Three Tuck professors are leading cutting-edge research that examines three timely issues: stock-financed takeovers, global supply chains and trade policy, and offshoring.
Espen Eckbo Keynote Address Rejects Notion that All-Stock Financed Takeovers are Opportunistic
B. Espen Eckbo, the Tuck Centennial Chair in Finance, gave the keynote address for a conference in May on Empirical Approaches to Compensation and Corporate Finance. Sponsored jointly by the Norwegian Research Council and the University of St. Andrews in Scotland where the event was held, the symposium was attended by academics from the U.S. and Europe, as well as faculty and researchers from St. Andrews who are studying corporate finance and issues of executive compensation.
Eckbo discussed the findings published in his research paper, “Are Stock-Financed Takeovers Opportunistic?”, co-authored with Tanakorn Makaew, a financial economist with the U.S. Securities and Exchange Commission, and Karin Thorburn, research chair professor of finance at the Norwegian School of Economics.
“A merger deal where the bidder firm pays for the target with its own shares is akin to buying a used car with a used car,” Eckbo says. “As a result, both parties struggle to assess the true value of the other.”
Though some experts have argued that this valuation uncertainty tends to give the bidder an upper hand—effectively allowing the bidder to fool the target into accepting overpriced shares—Eckbo’s research on a large sample of mergers involving publicly traded U.S. bidder firms questions this logic and presents new empirical tests that reject such bidder opportunism.
“My paper,” he says, “presents a competing, rational view in which bidders prefer to pay for the target with stock because this shares the risk of overpaying for the target with the target itself. The evidence is consistent with this view. And the paper’s methodology can be used in a number of other important settings where two parties exchange assets with uncertain true values.”
Emily Blanchard Shares Global Supply Chain Analysis with Global Audience
Tuck associate professor Emily Blanchard has spoken on the topic “Global Supply Chains and Trade Policy” at several recent high-profile conferences, including at The World Bank in March, Harvard Law School’s symposium recognizing the 20th anniversary of the World Trade Organization in April, the Centre for Economic Policy Research’s annual meeting in Copenhagen in June, and at Stanford University, also in June.
The bottom line is that global supply chains are already reshaping the contours of trade policy.
In a working paper on the subject, Blanchard, along with co-authors Chad Bown, a senior fellow at the Peterson Institute for International Economics, and Robert Johnson, assistant professor of economics at Dartmouth College, explore how global supply chain linkages modify countries’ incentives to impose import protection.
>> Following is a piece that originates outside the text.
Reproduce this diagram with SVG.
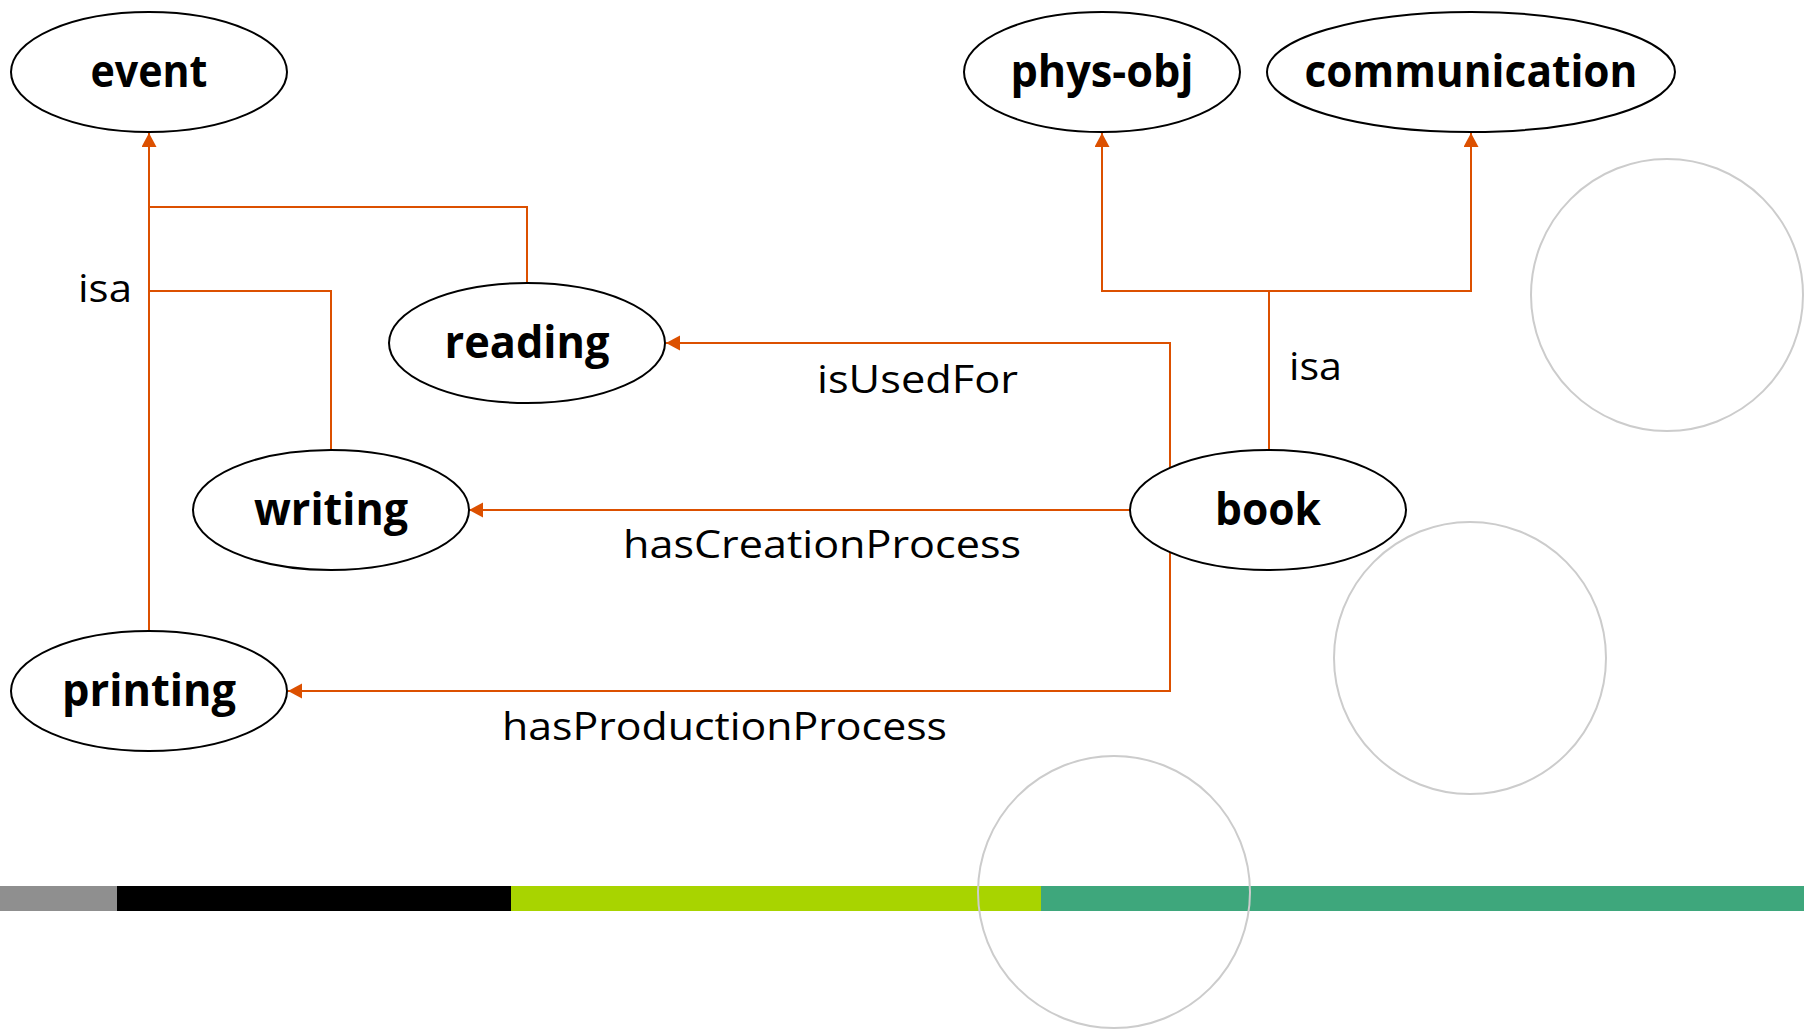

They find that global supply chain trade has reduced tariff barriers both by increasing the use of bilateral trade preferences and by discouraging the use of temporary trade barriers, especially against China.
“The bottom line,” she says, “is that global supply chains are already reshaping the contours of trade policy.”
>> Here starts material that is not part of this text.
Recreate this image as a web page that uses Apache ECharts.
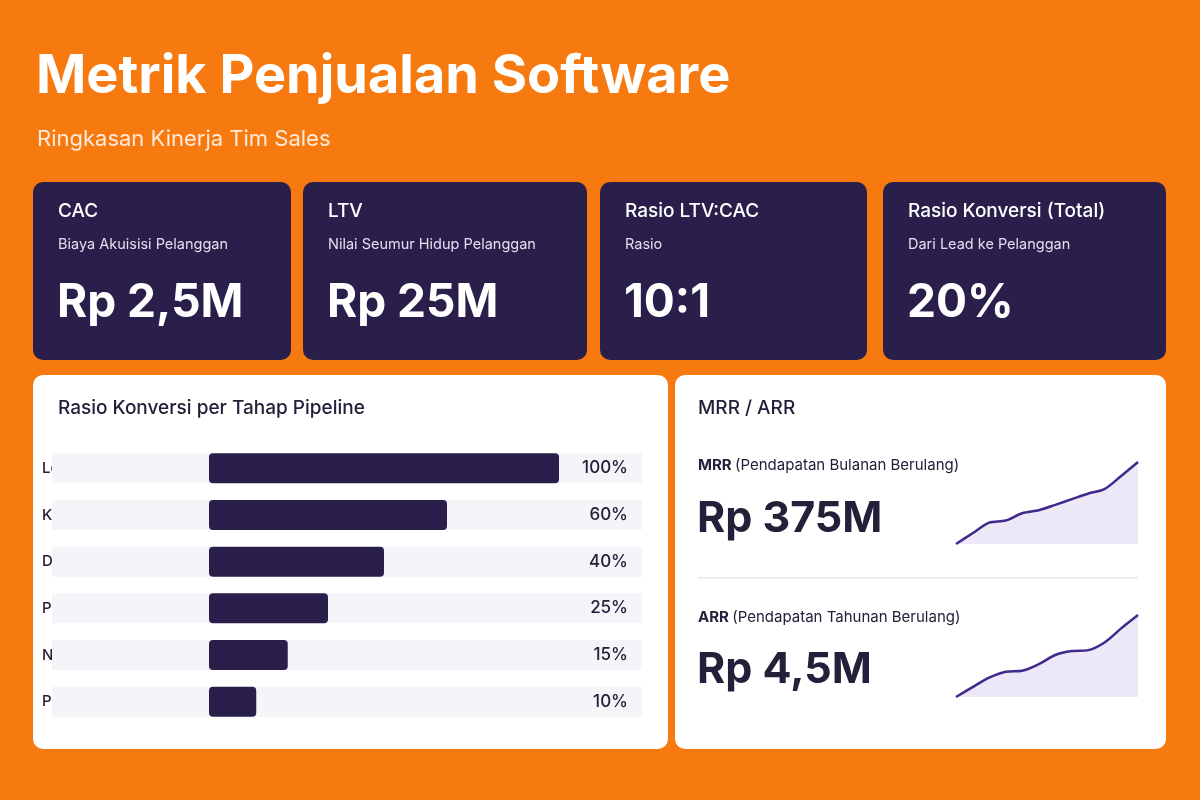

Blanchard teaches Tuck’s core economics course Global Economics for Managers and an elective Research-to-Practice seminar Firms and International Economic Policy.
Tuck’s Andrew Bernard Discusses Economic Implications of Offshoring at Peking University
Andrew Bernard, the Jack Byrne Professor of International Economics at Tuck, traveled to Yantai, China in June to present a keynote address on “Offshoring and Reorganization,” at the China Center for Economic Research’s Summer Institute.
CCER is a Peking University-based think tank dedicated to bringing together young scholars of economics and management theory to both further integrate the university’s teaching and research and contribute to China’s economic development. This was CCER’s first such symposium in what the organizers expect will become an annual event. Attendees included a small group of top-level western academics as well as approximately 40 professors from elite Chinese universities.
Bernard, who was invited to speak by Peking University’s Deputy Dean Miaojie Yu, presented findings from his recent research assessing how firms’ decisions to relocate their primary activities to foreign countries affect not only their aggregate employment, but also their employment across activities.
He and his co-authors—professors Teresa Fort of the Tuck School and Valerie Smeets and Frederic Warzynski of Aarhus University in Denmark—have determined that over time, offshoring firms change their employment composition significantly so that they ultimately employ a much higher share of technology and research-related workers and also increase their R&D expenditure more than their non off-shoring counterparts.
The results of their studies, Bernard says, “point to important long-term implications of offshoring. Firms that relocate their main activities to a foreign country are more likely to shift their domestic resources into innovative activities. Since innovation is a major determinant of future performance, this shift has important potential implications for the long-term effects of offshoring on productivity and growth.”